Mr Hammond said a decision on whether Britain would also help arm the Ukrainian military was “under review”, but demanded Russia withdraw its troops not only from Donetsk but also from Crimea, which Putin annexed in March last year.

“Don't make it sound like that is an outrageous thing for us to demand [of Mr Putin],” the minister told Sky News’ Murnaghan programme.

“This man has sent troops across an international border and occupied another country's territory in the 21st century acting like some mid-20th century tyrant.

“We do not behave like that. Civilised nations do not behave like that in the 21st century. We live in a rules-based society. We want the Russian people to be part of that international community.
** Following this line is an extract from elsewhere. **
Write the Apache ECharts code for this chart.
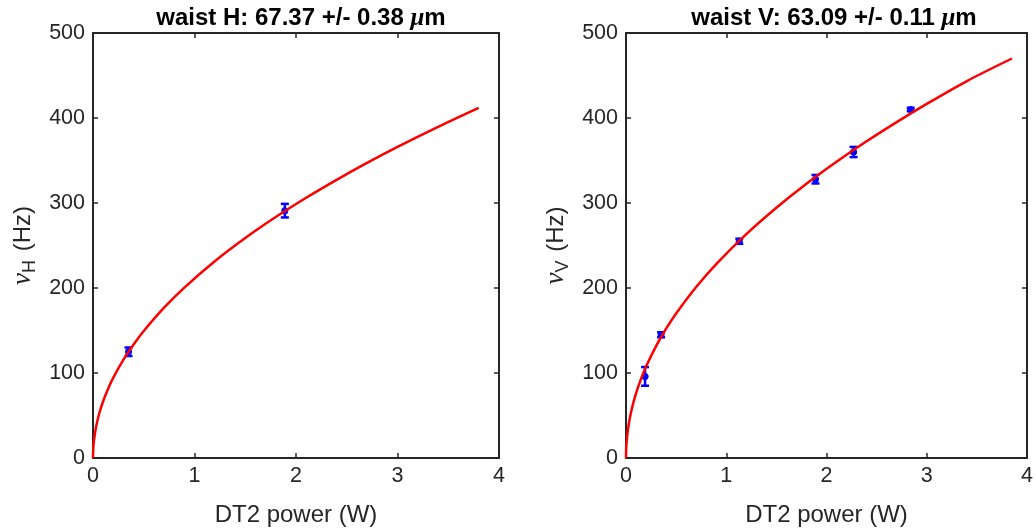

“We want Russia to enjoy the kind of economic growth and rising standards of living that people in the rest of Europe enjoy and we do not see any reason to tolerate this kind of outrageous and outdated behaviour from the Kremlin.”

After a joint phone call today involving Germany's chancellor Angela Merkel, the French president Francois Hollande, Mr Poroshenko and Mr Putin, the four agreed to talks in Minsk which will aim to agree an immediate ceasefire.

French Defence Minister Jean-Yves Le Drian, speaking on French television, said he feared a "dramatic spiral" in violence if dialogue with Moscow did not succeed.

Mr Hammond dismissed an earlier claim from France’s Mr Hollande that current talks were the “last chance for peace” in Ukraine – noting that a military conflict is already under way. But he agreed that a political solution was the only way to end the crisis, adding that “the Kremlin, Mr Putin, has to understand he will pay a political and economic price for what he is doing in the Ukraine”.

At least 5,000 people have been killed in eastern Ukraine since April 2014, when the country's Russian-backed president Viktor Yanukovich was forced out during mass street protests in Kiev.